Computational Cost and Numerical Stability

The numerical approximation we use to solve the wave equation is only stable under certain circumstances.

This means that if we violate a certain set of conditions, then the simulation will break and the values we’re trying to calculate will explode to infinity. There’s a criterion known as the CFL criterion (named after the three people that discovered it: Courant-Friedrichs-Lewy) which we can use to figure out what characteristics our simulation needs to have so that the simulation doesn’t break. There are three main parameters that we can use to describe this:

$v_\text{min}$: Lowest speed-of-sound in the medium.
$\Delta \boldsymbol{x}$: Approximate element size.
$\Delta t$: Time step.

$$ \text{CFL} \approx \frac{v_\text{min} \Delta t}{\Delta \boldsymbol{x}} $$

such that $\text{CFL} < 1.0$. This has some pretty significant implications for the overall computational cost:

Making the elements smaller (ie. making the mesh finer) requires us to also reduce the time step to make sure that the simulation remains stable.

Why is this such a big deal? Imagine we have a simulation where we want to model how some sound waves move through a material over the course of 10 seconds. Let’s say for the sake of example that our time step is $\Delta t = 0.1~\text{s}$. That would mean we would have 100 time steps in our simulation. If we reduce the element size, we’re also required to reduce this time step $\Delta t$ to make sure that the simulation remains stable.

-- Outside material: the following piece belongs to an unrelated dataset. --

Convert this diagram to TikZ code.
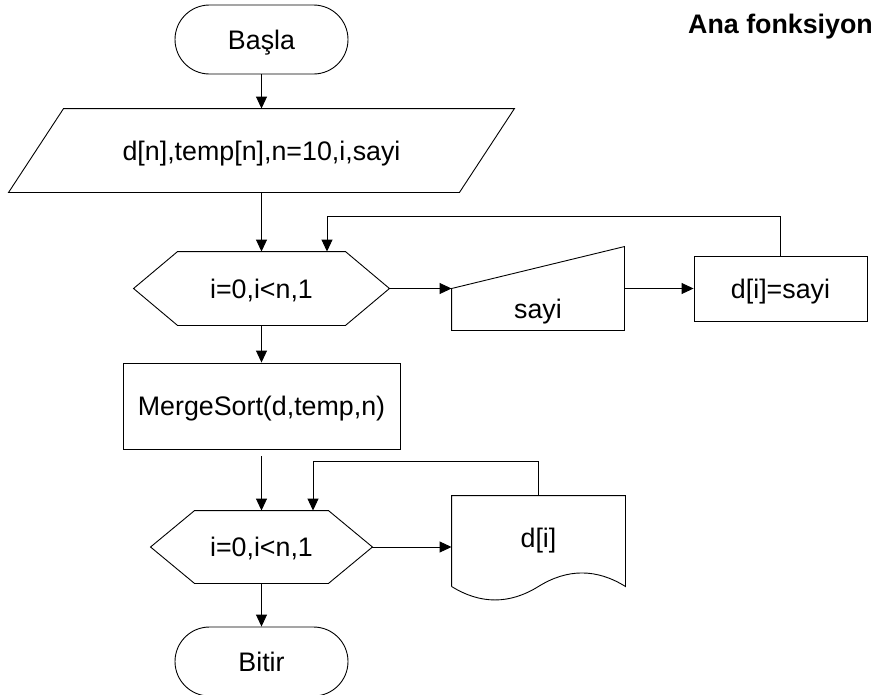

Let’s say that this adjustment in the element size forces us to reduce the time step to $\Delta t = 0.025~\text{s}$. Now we suddenly have 400 time steps meaning we’ve increased our computational cost by 4 times because of the increase in the number of time steps alone! Not only do we have more time steps that we need to calculate, but since our mesh is finer, we also have more elements in our mesh that we need to solve the wave equation over.

The moral of the story: Making the discretiation finer is always a double whammy when it comes to the computational cost:

Finer discretization equals more elements.
Smaller elements equals more time steps.